Optimization methods for solving matrix equations

In this paper, we focus on using optimization methods to solve matrix equations by transforming the problem of solving the Sylvester matrix equation or continuous algebraic Riccati equation into an optimization problem. Initially, we use a constrained convex optimization method (CCOM) to solve the Sylvester matrix equation with $\ell_{2,1}$-norm, where we provide a convergence analysis and numerical examples of CCOM; however, the results show that the algorithm is not efficient. To address this issue, we employ classical quasi-Newton methods such as DFP and BFGS algorithms to solve the Sylvester matrix equation and present the convergence and numerical results of the algorithm.
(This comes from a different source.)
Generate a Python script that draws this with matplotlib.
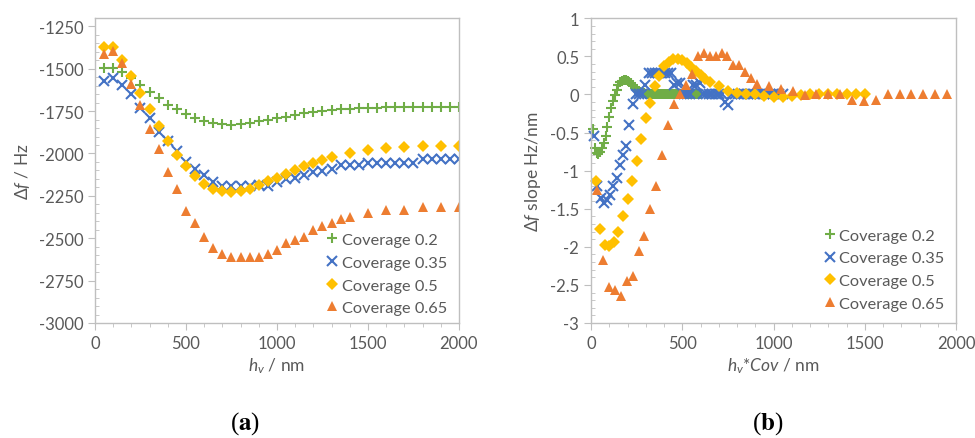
import matplotlib
matplotlib.use('Agg')
import numpy as np
import matplotlib.pyplot as plt
from matplotlib.ticker import MultipleLocator

plt.rcParams['font.family'] = ['Lato', 'DejaVu Sans']
plt.rcParams['axes.unicode_minus'] = False
plt.rcParams['mathtext.fontset'] = 'custom'
plt.rcParams['mathtext.rm'] = 'Lato'
plt.rcParams['mathtext.it'] = 'Lato:italic'
plt.rcParams['mathtext.bf'] = 'Lato:bold'

# h_v grids (nm)
h_dense = [50, 100, 150, 200, 250, 300, 350, 400, 450, 500, 550, 600, 650, 700, 750,
           800, 850, 900, 950, 1000, 1050, 1100, 1150, 1200, 1250, 1300, 1350, 1400,
           1450, 1500, 1550, 1600, 1650, 1700, 1750, 1800, 1850, 1900, 1950, 2000,
           2050, 2100, 2150, 2200, 2250, 2300, 2350, 2400, 2450, 2500, 2550, 2600,
           2650, 2700, 2750, 2800, 2850, 2900, 2950, 3000]
h_yellow = [50, 100, 150, 200, 250, 300, 350, 400, 450, 500, 550, 600, 650, 700, 750,
            800, 850, 900, 950, 1000, 1050, 1100, 1150, 1200, 1250, 1300,
            1400, 1500, 1600, 1700, 1800, 1900, 2000, 2100, 2200, 2300, 2400, 2500,
            2600, 2700, 2800, 2900, 3000]
h_orange = [50, 100, 150, 200, 250, 300, 350, 400, 450, 500, 550, 600, 650, 700, 750,
            800, 850, 900, 950, 1000, 1050, 1100, 1150, 1200, 1250, 1300, 1350, 1400,
            1500, 1600, 1700, 1800, 1900, 2000, 2100, 2200, 2300, 2400, 2500, 2600,
            2700, 2800, 2900, 3000]

coverages = [0.2, 0.35, 0.5, 0.65]
labels = ['Coverage 0.2', 'Coverage 0.35', 'Coverage 0.5', 'Coverage 0.65']
colors = ['#70AD47', '#4472C4', '#FFC000', '#ED7D31']

# (a) frequency shift, h_v <= 2000
df_02 = [-1495, -1495, -1517, -1555, -1595, -1635, -1672, -1713, -1740, -1768,
         -1791, -1807, -1819, -1829, -1830, -1825, -1819, -1809, -1800, -1791,
         -1782, -1772, -1762, -1756, -1748, -1743, -1739, -1737, -1733, -1731,
         -1729, -1727, -1725, -1725, -1725, -1725, -1725, -1725, -1725, -1724]
df_035 = [-1572, -1555, -1595, -1648, -1732, -1789, -1874, -1927, -1988, -2050,
          -2093, -2129, -2168, -2193, -2193, -2193, -2193, -2188, -2193, -2168,
          -2148, -2144, -2129, -2109, -2105, -2093, -2070, -2070, -2070, -2054,
          -2054, -2054, -2054, -2054, -2054, -2030, -2030, -2030, -2030, -2030]
df_05 = [-1374, -1374, -1446, -1544, -1642, -1738, -1838, -1929, -2007, -2076,
         -2132, -2178, -2207, -2221, -2226, -2221, -2211, -2188, -2164, -2142,
         -2119, -2097, -2074, -2058, -2036, -2021,
         -1997, -1982, -1970, -1964, -1958, -1958, -1958]
df_065 = [-1413, -1393, -1468, -1593, -1713, -1854, -1972, -2109, -2211, -2338,
          -2413, -2491, -2556, -2595, -2613, -2613, -2613, -2613, -2593, -2570,
          -2530, -2511, -2491, -2452, -2428, -2413, -2389, -2373,
          -2350, -2335, -2335, -2315, -2315, -2315]

# (b) slope of frequency shift, plotted against h_v*Cov
slope_02 = [-0.45, -0.70, -0.77, -0.78, -0.75, -0.70, -0.64, -0.54, -0.43, -0.30,
            -0.18, -0.09, -0.01, 0.06, 0.12, 0.16, 0.18, 0.19, 0.19, 0.18,
            0.17, 0.15, 0.12, 0.09, 0.06, 0.04, 0.03, 0.02, 0.02, 0.01,
            0.01, 0.01, 0.01, 0.00, 0.00, 0.00, 0.00, 0.00, 0.00, 0.00,
            0.00, 0.00, 0.00, 0.00, 0.00, 0.00, 0.00, 0.00, 0.00, 0.00,
            0.00, 0.00, 0.00, 0.00, 0.00, 0.00, 0.00, 0.00, 0.00, 0.00]
slope_035 = [-0.55, -1.20, -1.36, -1.42, -1.38, -1.32, -1.20, -1.09, -0.93, -0.80,
             -0.68, -0.40, -0.12, 0.00, 0.00, 0.00, 0.12, 0.28, 0.28, 0.28,
             0.28, 0.28, 0.28, 0.28, 0.28, 0.13, 0.15, 0.15, 0.00, 0.00,
             0.00, 0.12, 0.13, 0.15, 0.00, 0.00, 0.00, 0.00, 0.00, 0.00,
             0.00, -0.10, -0.14, 0.00, 0.00, 0.00, 0.00, 0.00, 0.00, 0.00,
             0.00, 0.00, 0.00, 0.00, 0.00, 0.00, 0.00, 0.00, 0.00, 0.00]
slope_05 = [-1.13, -1.77, -1.98, -1.99, -1.94, -1.80, -1.60, -1.37, -1.13, -0.87,
            -0.59, -0.31, -0.11, 0.11, 0.24, 0.38, 0.43, 0.46, 0.47, 0.45,
            0.41, 0.36, 0.31, 0.26, 0.20, 0.16,
            0.11, 0.05, 0.02, 0.01, 0.00, -0.02, -0.035, -0.035, -0.02, -0.01,
            0.00, 0.01, 0.01, 0.01, 0.01, 0.01, 0.01]
slope_065 = [-1.25, -2.17, -2.53, -2.57, -2.65, -2.45, -2.38, -2.05, -1.86, -1.50,
             -1.20, -0.80, -0.40, -0.13, 0.00, 0.12, 0.27, 0.51, 0.54, 0.51,
             0.51, 0.54, 0.51, 0.39, 0.39, 0.29, 0.22, 0.14,
             0.11, 0.075, 0.05, -0.01, 0.00, 0.00, 0.00, -0.07, -0.09, -0.07,
             0.00, 0.00, 0.00, 0.00, 0.00, 0.00]

markers = [dict(marker='+', ms=7.5, mew=1.5),
           dict(marker='x', ms=6.5, mew=1.5),
           dict(marker='D', ms=5.8, mew=0),
           dict(marker='^', ms=7.5, mew=0)]

gray_txt = '#595959'
axis_col = '#BFBFBF'

fig = plt.figure(figsize=(9.75, 4.39), dpi=100)
ax1 = fig.add_axes([0.0974, 0.262, 0.3733, 0.695])
ax2 = fig.add_axes([0.6062, 0.262, 0.3744, 0.694])

# panel (a)
h_all = [h_dense, h_dense, h_yellow, h_orange]
df_all = [df_02, df_035, df_05, df_065]
for h, df, c, m, lab in zip(h_all, df_all, colors, markers, labels):
    hh = np.array(h[:len(df)])
    ax1.plot(hh, df, ls='none', color=c, label=lab, **m)

# panel (b)
sl_all = [slope_02, slope_035, slope_05, slope_065]
for h, sl, cov, c, m, lab in zip(h_all, sl_all, coverages, colors, markers, labels):
    x = np.array(h) * cov
    ax2.plot(x, sl, ls='none', color=c, label=lab, clip_on=False, **m)

ax1.set_xlim(0, 2000)
ax1.set_ylim(-3000, -1200)
ax1.xaxis.set_major_locator(MultipleLocator(500))
ax1.xaxis.set_minor_locator(MultipleLocator(100))
ax1.set_yticks(np.arange(-3000, -1249, 250))
ax1.yaxis.set_minor_locator(MultipleLocator(50))

ax2.set_xlim(0, 2000)
ax2.set_ylim(-3, 1)
ax2.xaxis.set_major_locator(MultipleLocator(500))
ax2.xaxis.set_minor_locator(MultipleLocator(100))
ax2.yaxis.set_major_locator(MultipleLocator(0.5))
ax2.yaxis.set_minor_locator(MultipleLocator(0.1))
ax2.set_yticklabels([('%g' % v) for v in ax2.get_yticks()])

legend_pos = [(1.0, -0.012), (1.0, 0.003)]
for ax, pos in zip((ax1, ax2), legend_pos):
    for s in ax.spines.values():
        s.set_color(axis_col)
        s.set_linewidth(1.0)
    ax.tick_params(axis='both', which='major', labelsize=12, labelcolor=gray_txt,
                   color=axis_col, length=5, direction='out')
    ax.tick_params(axis='y', which='minor', color=axis_col, length=3, direction='in')
    ax.tick_params(axis='x', which='minor', color=axis_col, length=3, direction='out')
    leg = ax.legend(loc='lower right', bbox_to_anchor=pos, frameon=False, fontsize=11.8,
                    handletextpad=0.1, handlelength=1.0, labelspacing=0.5,
                    borderaxespad=0.3)
    for t in leg.get_texts():
        t.set_color(gray_txt)

ax1.set_xlabel(r'$h_v$ / nm', fontsize=12.5, color=gray_txt, labelpad=3)
ax1.set_ylabel(r'$\Delta f$ / Hz', fontsize=12.5, color=gray_txt, labelpad=5)
ax2.set_xlabel(r'$h_v$*$Cov$ / nm', fontsize=12.5, color=gray_txt, labelpad=3)
ax2.set_ylabel(r'$\Delta f$ slope Hz/nm', fontsize=12.5, color=gray_txt, labelpad=5)

fig.text(0.251, 0.022, r'($\mathbf{a}$)', fontsize=18, ha='center', family='Liberation Serif',
         math_fontfamily='stix')
fig.text(0.787, 0.022, r'($\mathbf{b}$)', fontsize=18, ha='center', family='Liberation Serif',
         math_fontfamily='stix')

fig.savefig('out.png', dpi=100)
Additionally, we compare these algorithms with the CG algorithm and AR algorithm, and our results demonstrate that the presented algorithms are effective. Furthermore, we propose a unified framework of the alternating direction multiplier method (ADMM) for directly solving the continuous algebraic Riccati equation (CARE), and we provide the convergence and numerical results of ADMM. Our experimental results indicate that ADMM is an effective optimization algorithm for solving CARE. Finally, to improve the effectiveness of the optimization method for solving Riccati equation, we propose the Newton-ADMM algorithm framework, where the outer iteration of this method is the classical Newton method, and the inner iteration involves using ADMM to solve Lyapunov matrix equations inexactly. We also provide the convergence and numerical results of this algorithm, which our results demonstrate are more efficient than ADMM for solving CARE.